FORT SILL, OK — The 3rd Battalion, 13th Field Artillery Regiment’s organizational day was called off Saturday after event coordinators determined that the pool game Marco Polo is functionally unplayable among a group of people with artillery-induced hearing loss.
The game collapsed within four minutes of starting.
“Marco,” shouted Spc. Travis Hensley, 23, into a crowded pool of 47 Soldiers. Nobody responded. Several appeared to be enjoying the water. One was asleep on a pool noodle. A Staff Sergeant near the shallow end was nodding along to nothing.
Hensley shouted Marco eleven more times. A Specialist near the lane divider turned around, pointed at himself questioningly, and mouthed the word “what.” Hensley gave up and swam to the wall.
The game was officially suspended at 1347 hours. No winner was declared. It is unclear if any participant understood that a game had been attempted.
Battalion Recreation NCO Staff Sgt. Darnell Pruitt, who had personally selected Marco Polo as the anchor event of the afternoon, said he stood by the decision in concept.
“On paper it’s perfect,” Pruitt said, gesturing at nothing. “Everybody’s in the water. It’s hot. You don’t need equipment.” He paused. “I planned this in the motor pool. Next to the guns.”
Pruitt confirmed this was his second year running org day activities. Last year’s event featured a trivia contest that was also canceled, for related reasons.
The situation deteriorated further when Lt. Col. James Whitfield attempted to address the pool from the deck with a safety brief and was answered with complete silence from 47 Soldiers who were looking directly at him, waiting for him to continue, having heard none of the first three sentences.
“I asked if there were any questions,” Whitfield said. “They all just stared at me. One guy gave me a thumbs up. I still don’t know what that meant.”
Whitfield’s driver, Spc. Anthony Reyes, who has served with the battalion for fourteen months and communicates with the lieutenant colonel primarily through hand gestures and written notes, said the thumbs up meant everything was fine.
Sgt.

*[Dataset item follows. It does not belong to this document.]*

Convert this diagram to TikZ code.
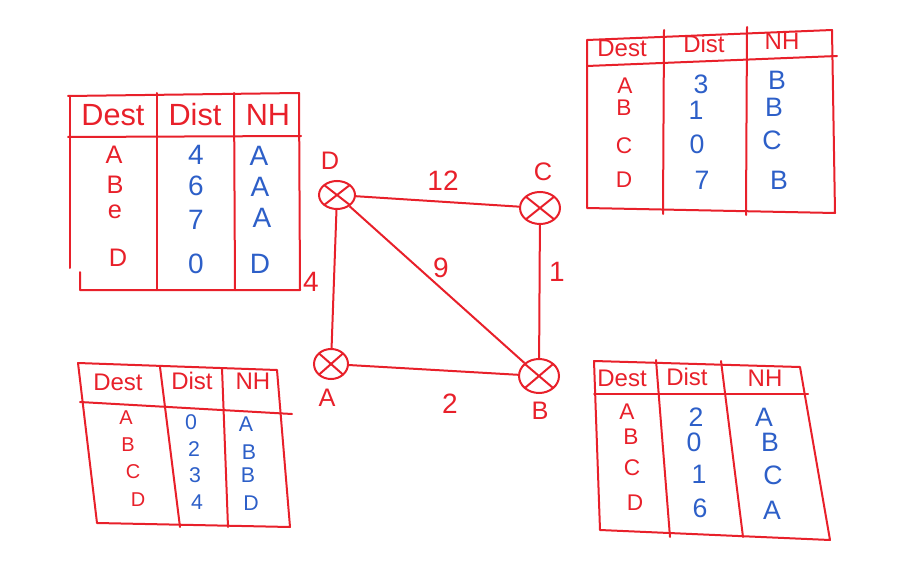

First Class Opal Duchamp, the senior lifeguard on duty, reported that she had blown her whistle fourteen times over the course of the afternoon for various safety infractions and had achieved a zero percent response rate.
“I’m used to it,” Duchamp said. “I was also in artillery.”

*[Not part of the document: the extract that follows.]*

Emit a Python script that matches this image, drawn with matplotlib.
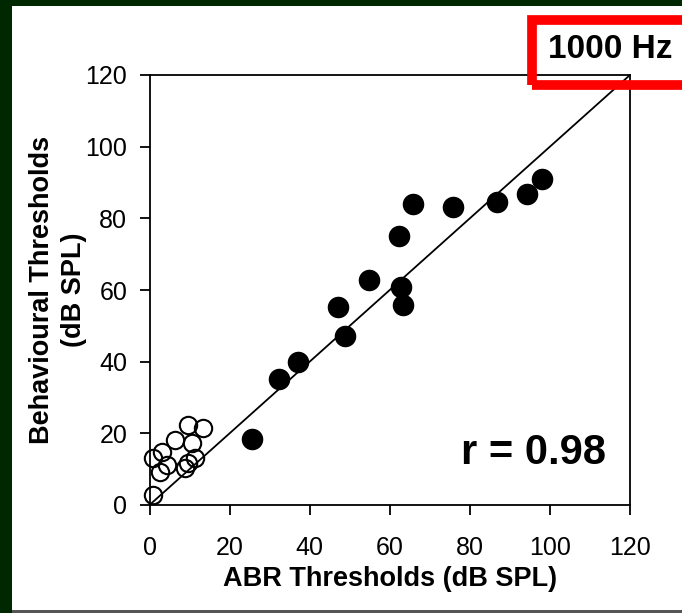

She confirmed that two Soldiers had walked directly into the pool stairs because they did not hear her warning them about the pool stairs.
One of those Soldiers, Spc. Marcus Webb, said he appreciated the heads up.
Command Sgt. Maj. Rick Folse announced that org day would continue with activities less dependent on auditory function. The revised schedule included cornhole, a cook-off, a lip sync battle that was later also canceled, and what Folse described as “just standing near the grill and nodding.”
Asked if the unit would attempt Marco Polo again next year, Folse said he hadn’t decided.
He was then asked the same question again, louder.
“No,” he said.
At press time, someone had restarted the game in the deep end. Nobody could tell. Spc. Hensley was back in the water shouting Marco at four-second intervals. A Master Sergeant fifteen feet away was describing the best burger he’d ever eaten to a man who had not heard a single word of the story but was laughing anyway.